[BEGIN]

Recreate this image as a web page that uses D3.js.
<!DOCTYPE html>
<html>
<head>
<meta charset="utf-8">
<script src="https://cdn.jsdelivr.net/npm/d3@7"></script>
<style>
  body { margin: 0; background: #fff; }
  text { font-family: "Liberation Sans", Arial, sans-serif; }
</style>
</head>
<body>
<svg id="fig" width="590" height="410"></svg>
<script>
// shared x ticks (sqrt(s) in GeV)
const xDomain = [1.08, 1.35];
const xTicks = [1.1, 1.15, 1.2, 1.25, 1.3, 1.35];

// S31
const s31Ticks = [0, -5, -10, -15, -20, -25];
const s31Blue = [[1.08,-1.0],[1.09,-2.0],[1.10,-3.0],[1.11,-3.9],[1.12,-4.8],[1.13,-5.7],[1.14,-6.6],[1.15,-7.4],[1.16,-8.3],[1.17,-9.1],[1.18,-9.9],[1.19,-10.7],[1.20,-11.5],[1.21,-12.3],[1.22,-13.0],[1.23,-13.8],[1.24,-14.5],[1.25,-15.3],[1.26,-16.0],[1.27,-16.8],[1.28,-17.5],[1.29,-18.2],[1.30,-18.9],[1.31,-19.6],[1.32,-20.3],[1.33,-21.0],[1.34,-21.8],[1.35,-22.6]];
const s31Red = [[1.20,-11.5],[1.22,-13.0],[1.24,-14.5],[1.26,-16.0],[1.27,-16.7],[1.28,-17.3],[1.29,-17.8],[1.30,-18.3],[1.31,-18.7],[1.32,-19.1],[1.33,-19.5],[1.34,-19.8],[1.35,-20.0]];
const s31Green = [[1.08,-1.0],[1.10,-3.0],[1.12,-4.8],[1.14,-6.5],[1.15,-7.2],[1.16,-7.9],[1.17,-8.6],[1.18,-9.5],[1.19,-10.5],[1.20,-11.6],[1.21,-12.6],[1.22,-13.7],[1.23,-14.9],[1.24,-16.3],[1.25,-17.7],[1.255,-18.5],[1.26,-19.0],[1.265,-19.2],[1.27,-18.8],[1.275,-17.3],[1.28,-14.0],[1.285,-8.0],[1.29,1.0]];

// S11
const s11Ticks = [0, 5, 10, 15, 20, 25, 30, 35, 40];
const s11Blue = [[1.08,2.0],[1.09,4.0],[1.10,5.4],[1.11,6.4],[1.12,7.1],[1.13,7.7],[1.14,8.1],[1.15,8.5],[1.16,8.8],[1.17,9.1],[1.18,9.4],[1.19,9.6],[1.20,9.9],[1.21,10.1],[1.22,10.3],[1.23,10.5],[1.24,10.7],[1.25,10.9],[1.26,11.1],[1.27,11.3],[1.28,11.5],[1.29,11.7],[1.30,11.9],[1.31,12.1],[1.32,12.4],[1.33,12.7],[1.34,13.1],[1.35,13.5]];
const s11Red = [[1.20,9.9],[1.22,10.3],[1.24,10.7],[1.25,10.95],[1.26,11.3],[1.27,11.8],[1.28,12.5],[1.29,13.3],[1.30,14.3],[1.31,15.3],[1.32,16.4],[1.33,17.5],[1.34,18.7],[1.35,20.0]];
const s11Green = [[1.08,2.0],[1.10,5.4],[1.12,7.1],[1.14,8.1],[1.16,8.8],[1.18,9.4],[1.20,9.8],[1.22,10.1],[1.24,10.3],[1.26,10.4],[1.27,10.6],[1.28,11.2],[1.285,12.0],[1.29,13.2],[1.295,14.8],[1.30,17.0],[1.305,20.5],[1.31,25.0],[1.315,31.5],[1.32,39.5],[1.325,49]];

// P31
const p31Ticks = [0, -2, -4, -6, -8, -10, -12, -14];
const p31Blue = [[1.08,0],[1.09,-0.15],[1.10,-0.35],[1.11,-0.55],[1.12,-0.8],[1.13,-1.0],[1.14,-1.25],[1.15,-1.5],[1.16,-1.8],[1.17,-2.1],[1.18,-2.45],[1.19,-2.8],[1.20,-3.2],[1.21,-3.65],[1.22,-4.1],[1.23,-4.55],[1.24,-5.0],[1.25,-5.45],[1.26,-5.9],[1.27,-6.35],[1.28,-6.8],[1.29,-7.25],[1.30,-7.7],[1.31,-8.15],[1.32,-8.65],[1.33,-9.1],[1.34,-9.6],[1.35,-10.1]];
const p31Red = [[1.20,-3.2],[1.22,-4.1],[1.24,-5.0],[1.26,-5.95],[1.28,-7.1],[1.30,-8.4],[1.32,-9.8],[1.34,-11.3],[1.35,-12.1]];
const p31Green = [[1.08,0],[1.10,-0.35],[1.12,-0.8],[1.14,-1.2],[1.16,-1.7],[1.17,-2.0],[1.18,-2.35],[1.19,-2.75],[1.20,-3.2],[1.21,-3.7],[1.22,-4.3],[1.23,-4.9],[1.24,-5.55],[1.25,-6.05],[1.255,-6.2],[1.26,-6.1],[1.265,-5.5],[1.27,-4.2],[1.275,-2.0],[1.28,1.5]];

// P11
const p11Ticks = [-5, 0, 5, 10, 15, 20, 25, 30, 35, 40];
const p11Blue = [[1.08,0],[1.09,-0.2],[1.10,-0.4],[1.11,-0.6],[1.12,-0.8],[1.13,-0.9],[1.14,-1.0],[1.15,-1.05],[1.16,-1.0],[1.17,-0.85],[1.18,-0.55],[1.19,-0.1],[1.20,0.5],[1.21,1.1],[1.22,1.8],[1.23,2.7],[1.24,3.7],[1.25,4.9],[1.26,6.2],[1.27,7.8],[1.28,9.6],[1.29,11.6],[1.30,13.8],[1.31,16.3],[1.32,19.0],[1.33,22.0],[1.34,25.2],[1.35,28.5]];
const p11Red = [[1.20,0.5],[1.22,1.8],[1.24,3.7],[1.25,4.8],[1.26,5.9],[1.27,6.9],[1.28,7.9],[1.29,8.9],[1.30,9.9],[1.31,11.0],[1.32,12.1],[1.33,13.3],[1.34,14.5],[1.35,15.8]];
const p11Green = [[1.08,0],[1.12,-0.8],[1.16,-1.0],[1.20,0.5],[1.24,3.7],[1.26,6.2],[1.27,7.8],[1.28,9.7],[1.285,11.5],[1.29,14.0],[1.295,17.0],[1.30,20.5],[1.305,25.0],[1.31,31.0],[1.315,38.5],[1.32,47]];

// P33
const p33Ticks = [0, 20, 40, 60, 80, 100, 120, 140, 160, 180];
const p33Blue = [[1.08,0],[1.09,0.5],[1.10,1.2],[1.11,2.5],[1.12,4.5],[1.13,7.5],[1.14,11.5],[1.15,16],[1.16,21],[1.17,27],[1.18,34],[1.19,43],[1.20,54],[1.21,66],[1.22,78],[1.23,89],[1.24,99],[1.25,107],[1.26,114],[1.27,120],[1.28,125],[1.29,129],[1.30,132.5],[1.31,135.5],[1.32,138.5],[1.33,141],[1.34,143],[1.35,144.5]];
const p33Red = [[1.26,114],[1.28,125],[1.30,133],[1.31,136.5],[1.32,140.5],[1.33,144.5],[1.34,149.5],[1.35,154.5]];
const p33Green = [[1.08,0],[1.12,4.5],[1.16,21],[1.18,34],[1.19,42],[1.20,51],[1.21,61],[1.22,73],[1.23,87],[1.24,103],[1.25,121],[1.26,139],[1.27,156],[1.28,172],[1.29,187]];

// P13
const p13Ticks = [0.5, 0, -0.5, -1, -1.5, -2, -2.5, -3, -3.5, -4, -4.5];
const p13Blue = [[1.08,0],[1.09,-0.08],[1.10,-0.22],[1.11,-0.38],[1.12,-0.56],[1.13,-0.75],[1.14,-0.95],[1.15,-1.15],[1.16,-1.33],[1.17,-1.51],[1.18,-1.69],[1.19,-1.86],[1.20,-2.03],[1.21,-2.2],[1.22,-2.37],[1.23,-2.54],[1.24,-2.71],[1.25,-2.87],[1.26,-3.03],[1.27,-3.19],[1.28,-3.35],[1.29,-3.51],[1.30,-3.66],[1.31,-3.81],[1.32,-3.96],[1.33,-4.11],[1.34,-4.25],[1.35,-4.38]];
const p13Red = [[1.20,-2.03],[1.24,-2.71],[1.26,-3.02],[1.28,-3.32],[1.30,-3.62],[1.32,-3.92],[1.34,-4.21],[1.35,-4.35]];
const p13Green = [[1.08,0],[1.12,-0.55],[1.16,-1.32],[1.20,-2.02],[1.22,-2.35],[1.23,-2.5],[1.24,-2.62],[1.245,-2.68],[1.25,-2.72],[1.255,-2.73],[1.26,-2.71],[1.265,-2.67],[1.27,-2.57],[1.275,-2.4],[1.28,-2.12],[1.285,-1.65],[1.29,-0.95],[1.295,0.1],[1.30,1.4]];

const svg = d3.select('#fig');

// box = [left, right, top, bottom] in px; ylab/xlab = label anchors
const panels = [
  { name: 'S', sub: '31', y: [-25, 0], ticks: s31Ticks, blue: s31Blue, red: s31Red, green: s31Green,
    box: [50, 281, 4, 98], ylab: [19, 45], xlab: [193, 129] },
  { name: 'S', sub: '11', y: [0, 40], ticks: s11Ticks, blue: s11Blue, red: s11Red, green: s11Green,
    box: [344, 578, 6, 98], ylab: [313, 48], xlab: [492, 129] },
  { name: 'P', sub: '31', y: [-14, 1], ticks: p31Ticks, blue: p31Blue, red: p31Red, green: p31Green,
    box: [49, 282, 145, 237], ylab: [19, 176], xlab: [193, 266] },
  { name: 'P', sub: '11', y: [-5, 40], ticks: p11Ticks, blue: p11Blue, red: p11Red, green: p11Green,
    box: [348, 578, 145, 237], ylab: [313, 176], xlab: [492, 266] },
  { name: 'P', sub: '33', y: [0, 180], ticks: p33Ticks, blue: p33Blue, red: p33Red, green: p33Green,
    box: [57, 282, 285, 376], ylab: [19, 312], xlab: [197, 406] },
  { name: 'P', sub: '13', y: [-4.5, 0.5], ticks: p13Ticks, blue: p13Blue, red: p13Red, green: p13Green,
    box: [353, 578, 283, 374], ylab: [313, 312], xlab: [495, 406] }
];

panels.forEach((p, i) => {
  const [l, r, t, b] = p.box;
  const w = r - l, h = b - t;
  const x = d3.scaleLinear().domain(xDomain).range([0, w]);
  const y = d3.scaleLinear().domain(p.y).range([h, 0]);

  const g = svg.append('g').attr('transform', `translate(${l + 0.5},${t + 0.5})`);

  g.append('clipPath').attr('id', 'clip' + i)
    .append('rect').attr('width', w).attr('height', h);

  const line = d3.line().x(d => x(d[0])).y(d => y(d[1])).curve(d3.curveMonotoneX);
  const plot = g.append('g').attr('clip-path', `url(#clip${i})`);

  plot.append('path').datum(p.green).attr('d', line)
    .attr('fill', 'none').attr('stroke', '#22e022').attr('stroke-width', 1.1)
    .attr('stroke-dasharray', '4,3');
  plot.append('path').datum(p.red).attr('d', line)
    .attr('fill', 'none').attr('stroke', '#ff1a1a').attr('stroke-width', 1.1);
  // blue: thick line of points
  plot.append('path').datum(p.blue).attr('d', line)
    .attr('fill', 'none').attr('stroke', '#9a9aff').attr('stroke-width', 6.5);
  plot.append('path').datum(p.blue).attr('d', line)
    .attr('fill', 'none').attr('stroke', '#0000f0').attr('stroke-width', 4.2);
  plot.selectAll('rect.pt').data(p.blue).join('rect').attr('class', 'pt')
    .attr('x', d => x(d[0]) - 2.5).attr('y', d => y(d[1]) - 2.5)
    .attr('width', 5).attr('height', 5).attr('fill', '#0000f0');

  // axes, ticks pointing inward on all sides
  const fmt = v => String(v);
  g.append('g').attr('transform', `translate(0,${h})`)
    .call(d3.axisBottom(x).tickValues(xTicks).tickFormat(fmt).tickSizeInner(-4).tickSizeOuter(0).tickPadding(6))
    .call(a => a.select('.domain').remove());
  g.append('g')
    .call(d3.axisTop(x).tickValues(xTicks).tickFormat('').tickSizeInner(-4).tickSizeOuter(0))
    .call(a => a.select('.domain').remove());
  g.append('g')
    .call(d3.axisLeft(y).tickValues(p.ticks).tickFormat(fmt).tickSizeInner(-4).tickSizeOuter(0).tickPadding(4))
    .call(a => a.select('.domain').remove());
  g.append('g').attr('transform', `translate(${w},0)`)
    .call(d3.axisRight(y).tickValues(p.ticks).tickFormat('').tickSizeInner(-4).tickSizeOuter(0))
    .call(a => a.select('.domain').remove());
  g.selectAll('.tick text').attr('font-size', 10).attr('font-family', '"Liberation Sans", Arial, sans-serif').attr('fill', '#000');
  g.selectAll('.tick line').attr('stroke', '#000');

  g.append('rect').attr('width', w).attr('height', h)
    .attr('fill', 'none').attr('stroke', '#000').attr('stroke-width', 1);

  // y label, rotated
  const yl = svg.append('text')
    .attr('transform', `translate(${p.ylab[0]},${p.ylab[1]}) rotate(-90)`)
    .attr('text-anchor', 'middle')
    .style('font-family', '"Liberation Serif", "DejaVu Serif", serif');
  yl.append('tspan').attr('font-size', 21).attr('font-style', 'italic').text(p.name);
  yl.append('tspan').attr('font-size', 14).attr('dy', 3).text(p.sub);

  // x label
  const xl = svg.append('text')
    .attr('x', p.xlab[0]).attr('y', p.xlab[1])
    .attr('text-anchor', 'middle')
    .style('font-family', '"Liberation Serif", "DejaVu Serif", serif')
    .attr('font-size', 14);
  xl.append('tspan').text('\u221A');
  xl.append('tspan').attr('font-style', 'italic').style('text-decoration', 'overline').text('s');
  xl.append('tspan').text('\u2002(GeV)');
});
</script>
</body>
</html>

[END]

> TASK PROMPT
Extract the lines above, from the first one through the one containing "const xTicks = [1.1, 1.15, 1.2, 1.25, 1.3, 1.35];", and return only those, unchanged.

> EXERCISE OUTPUT
Recreate this image as a web page that uses D3.js.
<!DOCTYPE html>
<html>
<head>
<meta charset="utf-8">
<script src="https://cdn.jsdelivr.net/npm/d3@7"></script>
<style>
  body { margin: 0; background: #fff; }
  text { font-family: "Liberation Sans", Arial, sans-serif; }
</style>
</head>
<body>
<svg id="fig" width="590" height="410"></svg>
<script>
// shared x ticks (sqrt(s) in GeV)
const xDomain = [1.08, 1.35];
const xTicks = [1.1, 1.15, 1.2, 1.25, 1.3, 1.35];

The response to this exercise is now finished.